SpiNNaker always gathers.

Return type:

dict(int, int)

property grandparent: Population

The parent Population at the root of the tree (since the immediate parent may itself be a PopulationView).

The name “grandparent” is of course a little misleading, as it could be just the parent, or the great, great, great, …, grandparent.

Return type:

Population

id_to_index(id)[source]

Given the ID(s) of cell(s) in the PopulationView, return its / their index / indices(order in the PopulationView).

assert pv.id_to_index(pv[3]) == 3

Parameters:

id (int or list(int))

Return type:

int or list(int)

index_in_grandparent(indices: Iterable[int]) List[int][source]

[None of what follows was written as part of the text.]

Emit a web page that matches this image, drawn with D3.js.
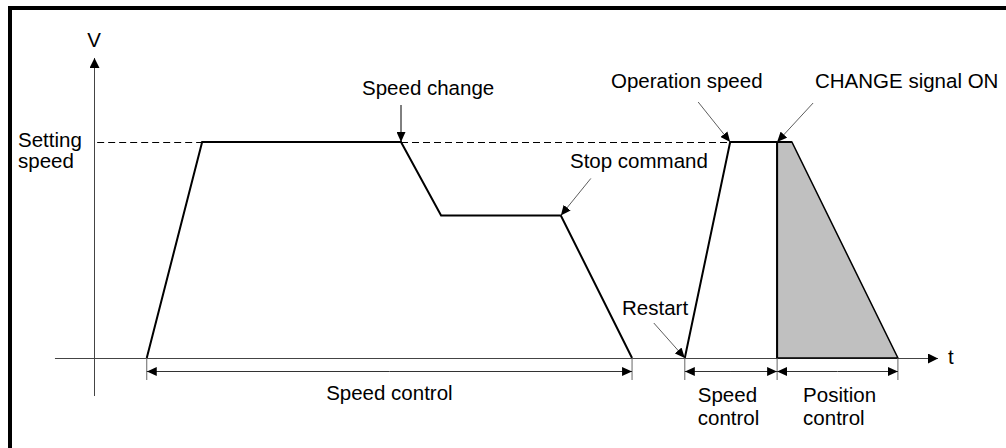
<!DOCTYPE html>
<html>
<head>
<meta charset="utf-8">
<script src="https://cdn.jsdelivr.net/npm/d3@7"></script>
<style>
  body { margin: 0; background: #fff; }
  svg text { font-family: "Liberation Sans", Arial, sans-serif; font-size: 20.5px; fill: #000; }
</style>
</head>
<body>
<div id="chart"></div>
<script>
// time / speed values (speed in % of setting speed)
const firstRunT = [10, 20.5, 58.2, 65.8, 88.5, 102];
const firstRunV = [0, 100, 100, 66, 66, 0];
const secondRunT = [112, 120.6, 129.5, 129.5];
const secondRunV = [0, 100, 100, 0];
const positionT = [129.5, 132.3, 152.4, 129.5];
const positionV = [100, 100, 0, 0];
const settingSpeed = 100;

// dimension spans below the time axis
const spans = [
  { from: 10, to: 102, label: ['Speed control'] },
  { from: 112, to: 129.5, label: ['Speed', 'control'] },
  { from: 129.5, to: 152.4, label: ['Position', 'control'] }
];

const width = 1006, height = 448;

const svg = d3.select('#chart').append('svg')
  .attr('width', width)
  .attr('height', height);

const x = d3.scaleLinear().domain([0, 160]).range([94, 938]);
const y = d3.scaleLinear().domain([0, 100]).range([358, 142]);

const defs = svg.append('defs');
function marker(id, len, half) {
  defs.append('marker')
    .attr('id', id)
    .attr('viewBox', `0 ${-half} ${len} ${half * 2}`)
    .attr('refX', len).attr('refY', 0)
    .attr('markerUnits', 'userSpaceOnUse')
    .attr('markerWidth', len).attr('markerHeight', half * 2)
    .attr('orient', 'auto')
    .append('path')
    .attr('d', `M0,${-half}L${len},0L0,${half}Z`)
    .attr('fill', '#000');
}
marker('axisArrow', 10, 5);
marker('dimArrow', 10, 4.5);
marker('noteArrow', 10, 4.5);

// frame
svg.append('rect')
  .attr('x', 10).attr('y', 8)
  .attr('width', 1100).attr('height', 600)
  .attr('fill', 'none')
  .attr('stroke', '#000')
  .attr('stroke-width', 4);

// axes
svg.append('line')
  .attr('x1', x(0) + 0.5).attr('y1', y(-17.6))
  .attr('x2', x(0) + 0.5).attr('y2', y(138.9))
  .attr('stroke', '#444').attr('stroke-width', 1)
  .attr('marker-end', 'url(#axisArrow)');
svg.append('line')
  .attr('x1', x(-7.4)).attr('y1', y(0) + 0.5)
  .attr('x2', x(160)).attr('y2', y(0) + 0.5)
  .attr('stroke', '#444').attr('stroke-width', 1)
  .attr('marker-end', 'url(#axisArrow)');

svg.append('text').attr('x', x(0)).attr('y', 47)
  .attr('text-anchor', 'middle').text('V');
svg.append('text').attr('x', x(160) + 10).attr('y', y(0) + 6).text('t');

svg.append('text').attr('x', 18).attr('y', 147).text('Setting');
svg.append('text').attr('x', 18).attr('y', 168).text('speed');

// setting speed dashed guides
const dashes = [[0.6, firstRunT[1]], [firstRunT[2], secondRunT[1]]];
svg.append('g').selectAll('line').data(dashes).join('line')
  .attr('x1', d => x(d[0])).attr('x2', d => x(d[1]))
  .attr('y1', y(settingSpeed) + 0.5).attr('y2', y(settingSpeed) + 0.5)
  .attr('stroke', '#000').attr('stroke-width', 1)
  .attr('stroke-dasharray', '7,4');

// position control shaded area
const line = d3.line().x(d => x(d[0])).y(d => y(d[1]));
svg.append('path')
  .attr('d', line(d3.zip(positionT, positionV)) + 'Z')
  .attr('fill', '#c0c0c0')
  .attr('stroke', '#000').attr('stroke-width', 1.5);

svg.append('path')
  .attr('d', line(d3.zip(firstRunT, firstRunV)))
  .attr('fill', 'none').attr('stroke', '#000').attr('stroke-width', 2);
svg.append('path')
  .attr('d', line(d3.zip(secondRunT, secondRunV)))
  .attr('fill', 'none').attr('stroke', '#000').attr('stroke-width', 2);
svg.append('line')
  .attr('x1', x(positionT[0])).attr('x2', x(positionT[1]))
  .attr('y1', y(100)).attr('y2', y(100))
  .attr('stroke', '#000').attr('stroke-width', 2);

// annotations: label, tip point, tail offset
const notes = [
  { text: 'Speed change', tx: 362, ty: 95, t: firstRunT[2], v: 100, dx: 0, dy: -37 },
  { text: 'Stop command', tx: 570, ty: 168, t: firstRunT[4], v: 66, dx: 30, dy: -37 },
  { text: 'Operation speed', tx: 611, ty: 88, t: secondRunT[1], v: 100, dx: -32, dy: -40 },
  { text: 'CHANGE signal ON', tx: 815, ty: 88, t: secondRunT[2], v: 100, dx: 36, dy: -39 },
  { text: 'Restart', tx: 622, ty: 315, t: secondRunT[0], v: 0, dx: -31, dy: -35 }
];
const ng = svg.append('g');
notes.forEach(n => {
  const px = x(n.t), py = y(n.v);
  ng.append('line')
    .attr('x1', px + n.dx).attr('y1', py + n.dy)
    .attr('x2', px).attr('y2', py)
    .attr('stroke', n.dx === 0 ? '#000' : '#333')
    .attr('stroke-width', n.dx === 0 ? 1 : 0.8)
    .attr('marker-end', 'url(#noteArrow)');
  ng.append('text').attr('x', n.tx).attr('y', n.ty).text(n.text);
});

// dimension lines
const dimY = 371.5;
const ticks = Array.from(new Set(spans.flatMap(s => [s.from, s.to])));
svg.append('g').selectAll('line').data(ticks).join('line')
  .attr('x1', d => x(d)).attr('x2', d => x(d))
  .attr('y1', y(0)).attr('y2', 380)
  .attr('stroke', '#666').attr('stroke-width', 1);

const dg = svg.append('g').selectAll('g').data(spans).join('g');
dg.append('line')
  .attr('x1', d => (x(d.from) + x(d.to)) / 2).attr('x2', d => x(d.to))
  .attr('y1', dimY).attr('y2', dimY)
  .attr('stroke', '#333').attr('stroke-width', 1)
  .attr('marker-end', 'url(#dimArrow)');
dg.append('line')
  .attr('x1', d => (x(d.from) + x(d.to)) / 2).attr('x2', d => x(d.from))
  .attr('y1', dimY).attr('y2', dimY)
  .attr('stroke', '#333').attr('stroke-width', 1)
  .attr('marker-end', 'url(#dimArrow)');
dg.each(function (d) {
  const g = d3.select(this);
  if (d.label.length === 1) {
    g.append('text')
      .attr('x', (x(d.from) + x(d.to)) / 2).attr('y', 400)
      .attr('text-anchor', 'middle').text(d.label[0]);
  } else {
    d.label.forEach((s, i) => {
      g.append('text')
        .attr('x', x(d.from) + 13 + (d.from > 120 ? 13 : 0)).attr('y', 402 + i * 23)
        .text(s);
    });
  }
});
</script>
</body>
</html>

Given an array of indices, return the indices in the parent population at the root of the tree.

Parameters:

indices (list(int))

Return type:

list(int)

property initial_values: ParameterHolder

A dict containing the initial values of the state variables.

Return type:

InitialValuesHolder

initialize(**initial_values: Values)[source]

Set initial values of state variables, e.g. the membrane potential. Values passed to initialize() may be:

  • single numeric values (all neurons set to the same value), or

  • RandomDistribution objects, or

  • lists / arrays of numbers of the same size as the population mapping functions, where a mapping function accepts a single argument (the cell index) and returns a single number.

Values should be expressed in the standard PyNN units (i.e. millivolts, nanoamps, milliseconds, microsiemens, nanofarads, events per second).

Examples:

p.initialize(v=-70.0)
p.initialize(v=rand_distr, gsyn_exc=0.0)
p.initialize(v=lambda i: -65 + i / 10.0)
inject(current_source: AbstractCurrentSource)[source]

Injects the specified current_source into this PopulationView.

Parameters:

current_source (AbstractCurrentSource) – the current source to be injected

property label: str

A label for the Population View.

Return type:

str

property mask: Selector

The selector mask that was used to create this view.

Return type:

None or slice or int or list(bool) or list(int) or ndarray(bool) or ndarray(int)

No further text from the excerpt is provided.